___ Data
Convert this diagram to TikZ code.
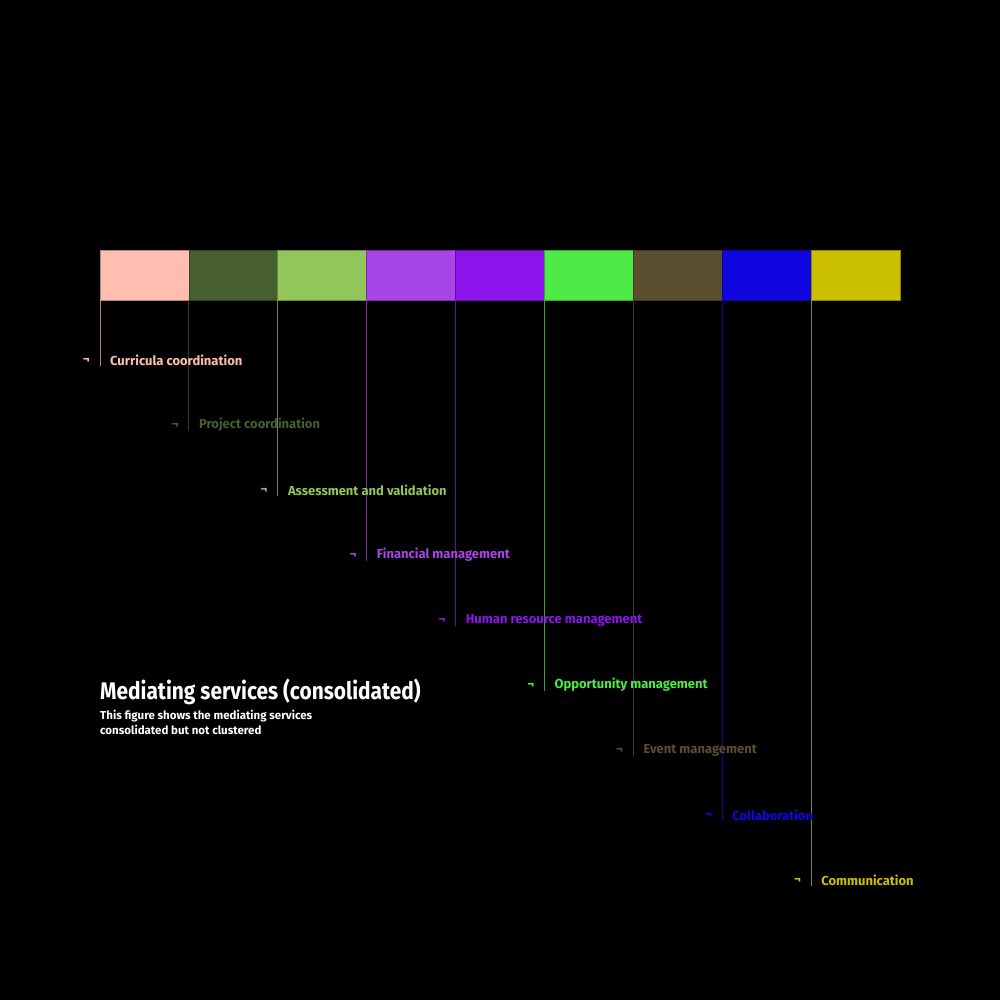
\documentclass[tikz,border=0pt]{standalone}
\usepackage{fontspec}
\setmainfont{Fira Sans}
\newfontfamily\titlefont[FakeStretch=0.87]{Fira Sans}
\usetikzlibrary{positioning}

\definecolor{curcol}{RGB}{255,190,175}
\definecolor{procol}{RGB}{70,94,48}
\definecolor{asscol}{RGB}{146,197,90}
\definecolor{fincol}{RGB}{168,69,230}
\definecolor{humcol}{RGB}{138,20,234}
\definecolor{oppcol}{RGB}{78,234,70}
\definecolor{evecol}{RGB}{90,78,48}
\definecolor{colcol}{RGB}{16,6,223}
\definecolor{comcol}{RGB}{203,192,0}

\tikzset{
  seg/.style={draw=#1!70!black, fill=#1, line width=0.8pt, minimum width=88.9pt,
    minimum height=50pt, inner sep=0pt, outer sep=0pt, anchor=north west},
  lead/.style={draw=#1, draw opacity=0.7, line width=1pt},
  lbl/.style={text=#1, font=\fontsize{13}{15}\selectfont\bfseries, anchor=west, inner sep=0pt},
  tick/.style={text=#1, font=\fontsize{13}{15}\selectfont\bfseries, anchor=east, inner sep=0pt}
}

\begin{document}
\begin{tikzpicture}[x=1pt, y=-1pt]
  % Le fond
  \fill[black] (0,0) rectangle (1000,1000);
  \useasboundingbox (0,0) rectangle (1000,1000);

  % Les segments
  \node[seg=curcol] (s1) at (100,250) {};
  \node[seg=procol] (s2) at (188.9,250) {};
  \node[seg=asscol] (s3) at (277.8,250) {};
  \node[seg=fincol] (s4) at (366.7,250) {};
  \node[seg=humcol] (s5) at (455.6,250) {};
  \node[seg=oppcol] (s6) at (544.4,250) {};
  \node[seg=evecol] (s7) at (633.3,250) {};
  \node[seg=colcol] (s8) at (722.2,250) {};
  \node[seg=comcol] (s9) at (811.1,250) {};

  % Les extremites
  \coordinate (e1) at (100,366);
  \coordinate (e2) at (188.9,431);
  \coordinate (e3) at (277.8,496);
  \coordinate (e4) at (366.7,561);
  \coordinate (e5) at (455.6,626);
  \coordinate (e6) at (544.4,691);
  \coordinate (e7) at (633.3,756);
  \coordinate (e8) at (722.2,821);
  \coordinate (e9) at (811.1,886);

  % Les traits
  \draw[lead=curcol] (s1.south west) -- (e1);
  \draw[lead=procol] (s2.south west) -- (e2);
  \draw[lead=asscol] (s3.south west) -- (e3);
  \draw[lead=fincol] (s4.south west) -- (e4);
  \draw[lead=humcol] (s5.south west) -- (e5);
  \draw[lead=oppcol] (s6.south west) -- (e6);
  \draw[lead=evecol] (s7.south west) -- (e7);
  \draw[lead=colcol] (s8.south west) -- (e8);
  \draw[lead=comcol] (s9.south west) -- (e9);

  % Les etiquettes
  \node[lbl=curcol] (l1) at (110,360) {Curricula coordination};
  \node[lbl=procol] (l2) at (198.9,425) {Project coordination};
  \node[lbl=asscol] (l3) at (287.8,490) {Assessment and validation};
  \node[lbl=fincol] (l4) at (376.7,555) {Financial management};
  \node[lbl=humcol] (l5) at (465.6,620) {Human resource management};
  \node[lbl=oppcol] (l6) at (554.4,685) {Opportunity management};
  \node[lbl=evecol] (l7) at (643.3,750) {Event management};
  \node[lbl=colcol] (l8) at (732.2,815) {Collaboration};
  \node[lbl=comcol] (l9) at (821.1,880) {Communication};

  % Les crochets
  \node[tick=curcol] (t1) at (90,361) {¬};
  \node[tick=procol] (t2) at (178.9,426) {¬};
  \node[tick=asscol] (t3) at (267.8,491) {¬};
  \node[tick=fincol] (t4) at (356.7,556) {¬};
  \node[tick=humcol] (t5) at (445.6,621) {¬};
  \node[tick=oppcol] (t6) at (534.4,686) {¬};
  \node[tick=evecol] (t7) at (623.3,751) {¬};
  \node[tick=colcol] (t8) at (712.2,816) {¬};
  \node[tick=comcol] (t9) at (801.1,881) {¬};

  % Le titre
  \node[text=white, anchor=west, inner sep=0pt, font=\titlefont\fontsize{24}{28}\selectfont\bfseries]
    (title) at (100,692) {Mediating services (consolidated)};
  \node[text=white, anchor=north west, inner sep=0pt, align=left,
    font=\fontsize{11.5}{15}\selectfont\bfseries]
    (sub) at (100,710) {This figure shows the mediating services\\consolidated but not clustered};
\end{tikzpicture}
\end{document}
______
— What you have to do —
Write out the data precisely as given, excluding the pictures.

— Written solution —
Convert this diagram to TikZ code.
\documentclass[tikz,border=0pt]{standalone}
\usepackage{fontspec}
\setmainfont{Fira Sans}
\newfontfamily\titlefont[FakeStretch=0.87]{Fira Sans}
\usetikzlibrary{positioning}

\definecolor{curcol}{RGB}{255,190,175}
\definecolor{procol}{RGB}{70,94,48}
\definecolor{asscol}{RGB}{146,197,90}
\definecolor{fincol}{RGB}{168,69,230}
\definecolor{humcol}{RGB}{138,20,234}
\definecolor{oppcol}{RGB}{78,234,70}
\definecolor{evecol}{RGB}{90,78,48}
\definecolor{colcol}{RGB}{16,6,223}
\definecolor{comcol}{RGB}{203,192,0}

\tikzset{
  seg/.style={draw=#1!70!black, fill=#1, line width=0.8pt, minimum width=88.9pt,
    minimum height=50pt, inner sep=0pt, outer sep=0pt, anchor=north west},
  lead/.style={draw=#1, draw opacity=0.7, line width=1pt},
  lbl/.style={text=#1, font=\fontsize{13}{15}\selectfont\bfseries, anchor=west, inner sep=0pt},
  tick/.style={text=#1, font=\fontsize{13}{15}\selectfont\bfseries, anchor=east, inner sep=0pt}
}

\begin{document}
\begin{tikzpicture}[x=1pt, y=-1pt]
  % Le fond
  \fill[black] (0,0) rectangle (1000,1000);
  \useasboundingbox (0,0) rectangle (1000,1000);

  % Les segments
  \node[seg=curcol] (s1) at (100,250) {};
  \node[seg=procol] (s2) at (188.9,250) {};
  \node[seg=asscol] (s3) at (277.8,250) {};
  \node[seg=fincol] (s4) at (366.7,250) {};
  \node[seg=humcol] (s5) at (455.6,250) {};
  \node[seg=oppcol] (s6) at (544.4,250) {};
  \node[seg=evecol] (s7) at (633.3,250) {};
  \node[seg=colcol] (s8) at (722.2,250) {};
  \node[seg=comcol] (s9) at (811.1,250) {};

  % Les extremites
  \coordinate (e1) at (100,366);
  \coordinate (e2) at (188.9,431);
  \coordinate (e3) at (277.8,496);
  \coordinate (e4) at (366.7,561);
  \coordinate (e5) at (455.6,626);
  \coordinate (e6) at (544.4,691);
  \coordinate (e7) at (633.3,756);
  \coordinate (e8) at (722.2,821);
  \coordinate (e9) at (811.1,886);

  % Les traits
  \draw[lead=curcol] (s1.south west) -- (e1);
  \draw[lead=procol] (s2.south west) -- (e2);
  \draw[lead=asscol] (s3.south west) -- (e3);
  \draw[lead=fincol] (s4.south west) -- (e4);
  \draw[lead=humcol] (s5.south west) -- (e5);
  \draw[lead=oppcol] (s6.south west) -- (e6);
  \draw[lead=evecol] (s7.south west) -- (e7);
  \draw[lead=colcol] (s8.south west) -- (e8);
  \draw[lead=comcol] (s9.south west) -- (e9);

  % Les etiquettes
  \node[lbl=curcol] (l1) at (110,360) {Curricula coordination};
  \node[lbl=procol] (l2) at (198.9,425) {Project coordination};
  \node[lbl=asscol] (l3) at (287.8,490) {Assessment and validation};
  \node[lbl=fincol] (l4) at (376.7,555) {Financial management};
  \node[lbl=humcol] (l5) at (465.6,620) {Human resource management};
  \node[lbl=oppcol] (l6) at (554.4,685) {Opportunity management};
  \node[lbl=evecol] (l7) at (643.3,750) {Event management};
  \node[lbl=colcol] (l8) at (732.2,815) {Collaboration};
  \node[lbl=comcol] (l9) at (821.1,880) {Communication};

  % Les crochets
  \node[tick=curcol] (t1) at (90,361) {¬};
  \node[tick=procol] (t2) at (178.9,426) {¬};
  \node[tick=asscol] (t3) at (267.8,491) {¬};
  \node[tick=fincol] (t4) at (356.7,556) {¬};
  \node[tick=humcol] (t5) at (445.6,621) {¬};
  \node[tick=oppcol] (t6) at (534.4,686) {¬};
  \node[tick=evecol] (t7) at (623.3,751) {¬};
  \node[tick=colcol] (t8) at (712.2,816) {¬};
  \node[tick=comcol] (t9) at (801.1,881) {¬};

  % Le titre
  \node[text=white, anchor=west, inner sep=0pt, font=\titlefont\fontsize{24}{28}\selectfont\bfseries]
    (title) at (100,692) {Mediating services (consolidated)};
  \node[text=white, anchor=north west, inner sep=0pt, align=left,
    font=\fontsize{11.5}{15}\selectfont\bfseries]
    (sub) at (100,710) {This figure shows the mediating services\\consolidated but not clustered};
\end{tikzpicture}
\end{document}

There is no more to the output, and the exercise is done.